# Dataset excerpt start
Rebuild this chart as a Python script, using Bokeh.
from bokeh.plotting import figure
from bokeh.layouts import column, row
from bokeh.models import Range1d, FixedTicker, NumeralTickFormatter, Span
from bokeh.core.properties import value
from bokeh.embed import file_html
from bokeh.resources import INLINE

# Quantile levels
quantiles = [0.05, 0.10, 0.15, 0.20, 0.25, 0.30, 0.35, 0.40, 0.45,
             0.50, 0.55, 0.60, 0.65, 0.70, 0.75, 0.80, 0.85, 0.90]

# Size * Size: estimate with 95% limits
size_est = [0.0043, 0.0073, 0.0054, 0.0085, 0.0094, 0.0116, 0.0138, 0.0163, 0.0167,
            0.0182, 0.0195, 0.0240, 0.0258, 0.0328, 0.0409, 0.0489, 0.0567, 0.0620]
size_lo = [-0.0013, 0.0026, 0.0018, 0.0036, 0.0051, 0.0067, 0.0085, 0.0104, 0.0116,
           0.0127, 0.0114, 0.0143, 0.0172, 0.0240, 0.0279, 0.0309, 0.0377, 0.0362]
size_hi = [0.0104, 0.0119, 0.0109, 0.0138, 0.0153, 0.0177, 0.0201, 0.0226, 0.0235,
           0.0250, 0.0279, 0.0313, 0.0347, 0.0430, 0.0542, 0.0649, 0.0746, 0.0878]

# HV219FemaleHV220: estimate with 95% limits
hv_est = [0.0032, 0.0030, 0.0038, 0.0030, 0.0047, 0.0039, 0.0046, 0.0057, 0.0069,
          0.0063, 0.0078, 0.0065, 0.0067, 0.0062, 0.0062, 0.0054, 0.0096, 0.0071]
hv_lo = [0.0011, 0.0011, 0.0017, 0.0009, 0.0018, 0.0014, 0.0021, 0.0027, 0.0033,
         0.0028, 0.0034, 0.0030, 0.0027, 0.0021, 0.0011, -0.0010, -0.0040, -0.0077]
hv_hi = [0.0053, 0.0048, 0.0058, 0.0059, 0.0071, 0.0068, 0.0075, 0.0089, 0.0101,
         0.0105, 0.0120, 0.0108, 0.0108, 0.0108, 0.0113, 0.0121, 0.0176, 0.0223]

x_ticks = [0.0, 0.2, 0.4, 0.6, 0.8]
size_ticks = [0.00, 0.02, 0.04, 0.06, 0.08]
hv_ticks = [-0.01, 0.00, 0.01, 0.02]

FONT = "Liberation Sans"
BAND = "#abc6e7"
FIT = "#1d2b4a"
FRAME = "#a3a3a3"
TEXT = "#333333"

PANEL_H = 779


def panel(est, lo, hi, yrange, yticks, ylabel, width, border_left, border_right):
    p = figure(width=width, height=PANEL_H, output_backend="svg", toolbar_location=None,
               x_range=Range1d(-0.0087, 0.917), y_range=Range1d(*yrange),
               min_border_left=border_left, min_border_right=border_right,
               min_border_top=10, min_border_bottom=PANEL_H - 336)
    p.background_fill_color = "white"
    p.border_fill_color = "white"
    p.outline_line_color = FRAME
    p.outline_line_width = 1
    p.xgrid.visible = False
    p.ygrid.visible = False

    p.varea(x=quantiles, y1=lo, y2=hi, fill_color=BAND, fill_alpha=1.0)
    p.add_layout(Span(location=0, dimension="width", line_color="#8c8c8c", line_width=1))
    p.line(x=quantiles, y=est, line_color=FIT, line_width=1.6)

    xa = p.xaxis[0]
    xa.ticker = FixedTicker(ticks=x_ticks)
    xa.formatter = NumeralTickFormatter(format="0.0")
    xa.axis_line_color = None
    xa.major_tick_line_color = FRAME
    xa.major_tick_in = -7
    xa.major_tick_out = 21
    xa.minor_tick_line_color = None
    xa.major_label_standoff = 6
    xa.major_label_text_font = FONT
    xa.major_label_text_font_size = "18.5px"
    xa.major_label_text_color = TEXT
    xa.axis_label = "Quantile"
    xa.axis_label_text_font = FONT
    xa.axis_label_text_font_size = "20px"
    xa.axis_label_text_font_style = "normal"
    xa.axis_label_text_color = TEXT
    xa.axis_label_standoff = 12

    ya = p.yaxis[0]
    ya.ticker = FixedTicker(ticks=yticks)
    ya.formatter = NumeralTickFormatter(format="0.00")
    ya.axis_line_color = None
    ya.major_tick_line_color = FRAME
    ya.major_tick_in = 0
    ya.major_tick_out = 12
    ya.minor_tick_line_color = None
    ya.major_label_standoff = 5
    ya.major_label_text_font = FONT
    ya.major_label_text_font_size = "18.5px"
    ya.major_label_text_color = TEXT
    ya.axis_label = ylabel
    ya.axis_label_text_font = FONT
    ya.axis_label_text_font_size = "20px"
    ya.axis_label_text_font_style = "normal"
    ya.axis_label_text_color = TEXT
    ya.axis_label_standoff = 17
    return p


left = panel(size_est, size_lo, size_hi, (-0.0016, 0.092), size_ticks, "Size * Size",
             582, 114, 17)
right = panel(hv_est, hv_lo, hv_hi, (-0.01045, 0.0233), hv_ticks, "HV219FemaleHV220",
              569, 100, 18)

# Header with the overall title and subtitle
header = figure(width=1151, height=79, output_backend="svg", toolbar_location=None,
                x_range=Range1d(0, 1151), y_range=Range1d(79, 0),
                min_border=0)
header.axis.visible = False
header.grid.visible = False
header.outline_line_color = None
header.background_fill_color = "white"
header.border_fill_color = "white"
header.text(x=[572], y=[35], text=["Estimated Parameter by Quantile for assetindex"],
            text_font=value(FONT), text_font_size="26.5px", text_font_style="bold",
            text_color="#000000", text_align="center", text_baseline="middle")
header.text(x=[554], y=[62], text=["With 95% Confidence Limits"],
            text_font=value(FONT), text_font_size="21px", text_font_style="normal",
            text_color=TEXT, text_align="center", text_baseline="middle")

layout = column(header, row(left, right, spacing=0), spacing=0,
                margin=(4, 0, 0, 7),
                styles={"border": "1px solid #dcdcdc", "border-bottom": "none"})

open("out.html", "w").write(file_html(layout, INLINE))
# Dataset excerpt end
* _Written request_:
Print, unaltered, every line from the beginning of the material down to the line with "0.0649, 0.0746, 0.0878]".

* _Task result_:
Rebuild this chart as a Python script, using Bokeh.
from bokeh.plotting import figure
from bokeh.layouts import column, row
from bokeh.models import Range1d, FixedTicker, NumeralTickFormatter, Span
from bokeh.core.properties import value
from bokeh.embed import file_html
from bokeh.resources import INLINE

# Quantile levels
quantiles = [0.05, 0.10, 0.15, 0.20, 0.25, 0.30, 0.35, 0.40, 0.45,
             0.50, 0.55, 0.60, 0.65, 0.70, 0.75, 0.80, 0.85, 0.90]

# Size * Size: estimate with 95% limits
size_est = [0.0043, 0.0073, 0.0054, 0.0085, 0.0094, 0.0116, 0.0138, 0.0163, 0.0167,
            0.0182, 0.0195, 0.0240, 0.0258, 0.0328, 0.0409, 0.0489, 0.0567, 0.0620]
size_lo = [-0.0013, 0.0026, 0.0018, 0.0036, 0.0051, 0.0067, 0.0085, 0.0104, 0.0116,
           0.0127, 0.0114, 0.0143, 0.0172, 0.0240, 0.0279, 0.0309, 0.0377, 0.0362]
size_hi = [0.0104, 0.0119, 0.0109, 0.0138, 0.0153, 0.0177, 0.0201, 0.0226, 0.0235,
           0.0250, 0.0279, 0.0313, 0.0347, 0.0430, 0.0542, 0.0649, 0.0746, 0.0878]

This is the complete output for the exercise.